During the game I saw people on Twitter talking about how they shared their login with others so it would be interesting to know the total number of Prime accounts that were used to stream the game. It won’t be a 1:1 ratio of accounts to viewers, so the number of Prime accounts used would have to be less than 10 million, if the 10-11 million viewership number is right.
It’s interesting to see how Amazon isn’t acknowledging any of the technical issues in how they talk about the event. In their email to employees, Amazon references the, “stellar production of the game, to the quality of the stream customers watched at home.” We don’t know the exact number of viewers that had problems with the video and audio, but it was not isolated. Amazon’s President and CEO pushed out a Tweet during the game and was quickly met with 194 comments from viewers complaining about the quality of the video and/or audio. Across social, there was thousands of negative comments on the quality of the stream with viewers experiencing technical issues. Amazon should just address the issues some viewers had and talk about how they plan to improve upon them for the next game.
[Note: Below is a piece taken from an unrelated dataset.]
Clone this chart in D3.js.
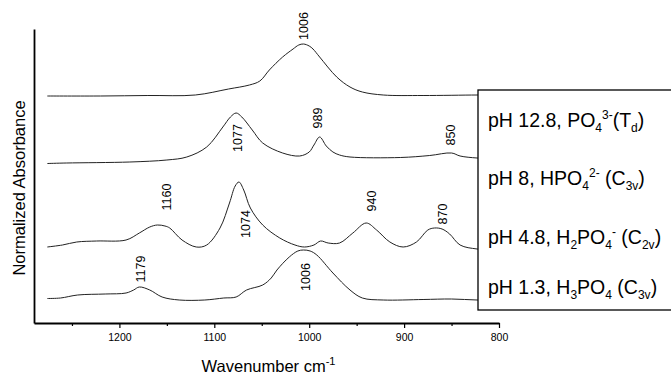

I’m sure some will say this was Amazon’s first TNF game this year so it is expected to get better over time, which very well could happen. But they are missing the point. Unlike other sports like MLB that have been streaming for 20 years, historically the NFL has always been a sport that most viewers have watched via cable or satellite. It works every time, with nearly the exact same quality no matter the city you are in. The cable company controls the set-top-box you are getting the video from and the pipe it’s coming across. The experience a viewer has is not based on their technical setup and it always works. It’s easy to use.
Streaming is the exact opposite and “maybe” you can have a good experience, or maybe not. In some cases, Amazon might control the hardware device, but they don’t control the last mile and can’t force ISPs to do what they want. Amazon can produce the best quality video possible, but once it hits the ISP, the success or failure of the stream is now in another company’s hands. Streaming can’t replace live cable TV as a distribution medium with the same reliability, scalability and stability. This is the same with any streaming service not being delivered by a cable operator and as a result, for the first time, the NFL is making fans wonder as they go to watch their favorite team “if” the video will even work. That’s not something NFL fans have had to wonder about in the past – until now.